Following positive feedback, the FCA has proceeded with its proposals. However, it has made certain changes to the proposals to reflect feedback surrounding privacy concerns, data protection issues, and the intersection of the proposals with existing reporting requirements, and sensitivity around evolving public policy and wider social debate.

The key changes are as follows:

  • Issuers may report against targets for female representation based either on sex or on gender identity.
  • Issuers must report numerical breakdowns using standardised tables provided by the FCA. However, they may do so based either on sex or on gender identity and can adapt the format of the tables to reflect their choice.
  • Issuers must explain their approach to collecting data (for example, by relying on existing data collection or using dedicated questionnaires). This new requirement is designed to complement the flexibility the FCA has introduced and allow investors to draw a reasoned conclusion from the data.
  • Where an issuer has board members or executive managers overseas and local law prevents collecting or publishing data, it may instead explain the extent to which it cannot make numerical disclosures and complete the tables.
  • Closed-ended investment funds and sovereign-controlled companies may adjust their disclosures on senior board positions and numerical data if they are inapplicable to the fund, so long as they provide an explanation.

The FCA has decided not to extend reporting to other categories, such as sexual orientation, disability or socio-economic background at this time.

What happens next?

The FCA has published the instrument implementing the changes.

The new reporting requirements will apply to financial years starting on or after 1 April 2022. This means we should start seeing the first disclosures towards the end of Q2 or beginning of Q3 2023.

The new requirements cover both UK and overseas issuers with a premium or standard listing of equity shares (or certificates representing equity shares). This includes closed-ended investment funds and sovereign-controlled companies, but not open-ended investment companies or “shell companies”.

The new requirements do not apply to issuers which have only debt securities listed.
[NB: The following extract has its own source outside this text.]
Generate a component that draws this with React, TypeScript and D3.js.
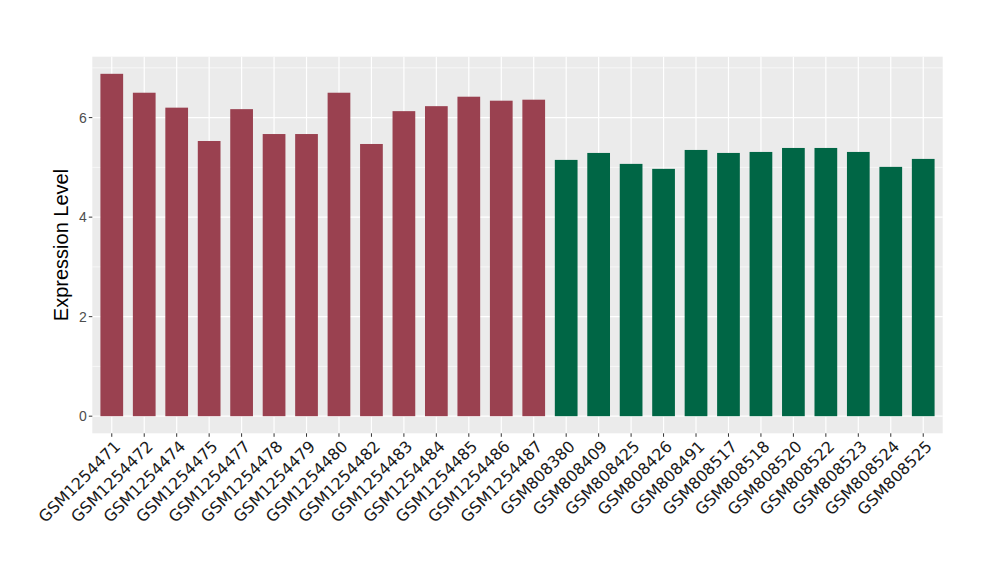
import React from "react";
import * as d3 from "d3";

const samples = [
  "GSM1254471","GSM1254472","GSM1254474","GSM1254475","GSM1254477","GSM1254478","GSM1254479",
  "GSM1254480","GSM1254482","GSM1254483","GSM1254484","GSM1254485","GSM1254486","GSM1254487",
  "GSM808380","GSM808409","GSM808425","GSM808426","GSM808491","GSM808517","GSM808518",
  "GSM808520","GSM808522","GSM808523","GSM808524","GSM808525",
];
const values = [
  6.88, 6.50, 6.20, 5.53, 6.17, 5.67, 5.67, 6.50, 5.47, 6.13, 6.23, 6.42, 6.34, 6.36,
  5.15, 5.29, 5.07, 4.97, 5.35, 5.29, 5.31, 5.39, 5.39, 5.31, 5.01, 5.17,
];
const groups = [
  "A","A","A","A","A","A","A","A","A","A","A","A","A","A",
  "B","B","B","B","B","B","B","B","B","B","B","B",
];
const groupColors: Record<string, string> = { A: "#9A4150", B: "#006645" };
const yTicks = [0, 2, 4, 6];
const yMinor = [1, 3, 5, 7];

export default function App() {
  const W = 1000, H = 580;
  const left = 92.3, right = 942.7, top = 56.7, bottom = 433.3;
  const n = samples.length;
  const maxV = d3.max(values) as number;
  const pad = maxV * 0.05;
  const y = d3.scaleLinear().domain([-pad, maxV + pad]).range([bottom, top]);
  const step = (right - left) / (n - 1 + 1.2);
  const x = d3.scalePoint<string>().domain(samples).range([left + 0.6 * step, right - 0.6 * step]);
  const bw = step * 0.7;
  const font = "'Liberation Sans', Arial, sans-serif";
  const labelFont = "'DejaVu Sans', sans-serif";

  return (
    <svg width={W} height={H} style={{ display: "block", position: "absolute", left: 0, top: 0 }} fontFamily={font}>
      <rect x={0} y={0} width={W} height={H} fill="#ffffff" />
      <rect x={left} y={top} width={right - left} height={bottom - top} fill="#EBEBEB" />
      {yMinor.map((t) => (
        y(t) >= top ? <line key={"mi" + t} x1={left} x2={right} y1={y(t)} y2={y(t)} stroke="#ffffff" strokeWidth={0.6} /> : null
      ))}
      {yTicks.map((t) => (
        <line key={"ma" + t} x1={left} x2={right} y1={y(t)} y2={y(t)} stroke="#ffffff" strokeWidth={1.2} />
      ))}
      {samples.map((s) => (
        <line key={"vg" + s} x1={x(s)!} x2={x(s)!} y1={top} y2={bottom} stroke="#ffffff" strokeWidth={1.2} />
      ))}
      {samples.map((s, i) => (
        <rect key={"b" + s} x={x(s)! - bw / 2} y={y(values[i])} width={bw} height={y(0) - y(values[i])} fill={groupColors[groups[i]]} />
      ))}
      {yTicks.map((t) => (
        <g key={"yt" + t}>
          <line x1={left - 3.5} x2={left} y1={y(t)} y2={y(t)} stroke="#333333" strokeWidth={1} />
          <text x={left - 5.5} y={y(t)} dy="0.36em" textAnchor="end" fontSize={14} fill="#4D4D4D">{t}</text>
        </g>
      ))}
      {samples.map((s) => (
        <g key={"xt" + s}>
          <line x1={x(s)!} x2={x(s)!} y1={bottom} y2={bottom + 3.5} stroke="#333333" strokeWidth={1} />
          <text fontFamily={labelFont} transform={`translate(${x(s)! + 1.5},${bottom + 6}) rotate(-45)`} textAnchor="end" dy="0.72em" fontSize={16} fill="#1a1a1a">{s}</text>
        </g>
      ))}
      <text transform={`translate(68,${(top + bottom) / 2}) rotate(-90)`} textAnchor="middle" fontSize={20} fill="#000000">Expression Level</text>
    </svg>
  );
}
The expanded scope of DTR 7.2.8AR continues to apply only to UK issuers with securities admitted to a UK regulated market and (through the Listing Rules) to certain overseas listed companies.

The FCA will review the new requirements in three years’ time to assess whether the nature and level of targets remain appropriate and sufficiently ambitious.

FRC consults on taking back oversight of major company audits

The Financial Reporting Council (FRC) is consulting on taking back responsibility for approving and registering firms that conduct audits of public interest entities (PIEs).

At the moment, the FRC is the authority responsible for overseeing firms that conduct statutory audits of companies under UK accounting legislation. In this role, the FRC decides the criteria for qualifying as a statutory auditor and keeps a publicly available register of statutory auditors.

In practice, the FRC delegates day-to-day responsibility for approving statutory auditors to “recognised supervisory bodies” (RSBs). The four RSBs are the Association of Chartered Certified Accountants (ACCA), the Institute of Chartered Accountants in England and Wales (ICAEW), the Institute of Chartered Accountants of Scotland (ICAS) and Chartered Accountants Ireland (CAI).

The FRC is now proposing to take back responsibility for approving firms and individuals who undertake, or expect to undertake, statutory audits of PIEs.

PIEs include entities with transferable securities admitted to a UK regulated market (such as the London Stock Exchange Main Market), as well as certain credit institutions and insurance undertakings.

The consultation paper notes that taking back responsibility for approving auditors of PIEs from the RSBs would augment the FRC’s supervisory toolkit and allow it to be increasingly assertive in holding auditors to account.

The FRC would implement the changes through new regulations, a draft of which the FRC has published alongside the consultation.

Under the proposed regulations, a firm that intends to undertake an audit of a PIE will need to register specifically as such with the FRC and satisfy certain conditions. These include that the audit firm has in place adequate procedures to carry out PIE audit work and to meet the legislative requirements and standards applicable to PIE audit work.

The consultation paper contains a list of audit firms the FRC expects to be impacted by the proposals.

The FRC has asked for responses by 26 May 2022.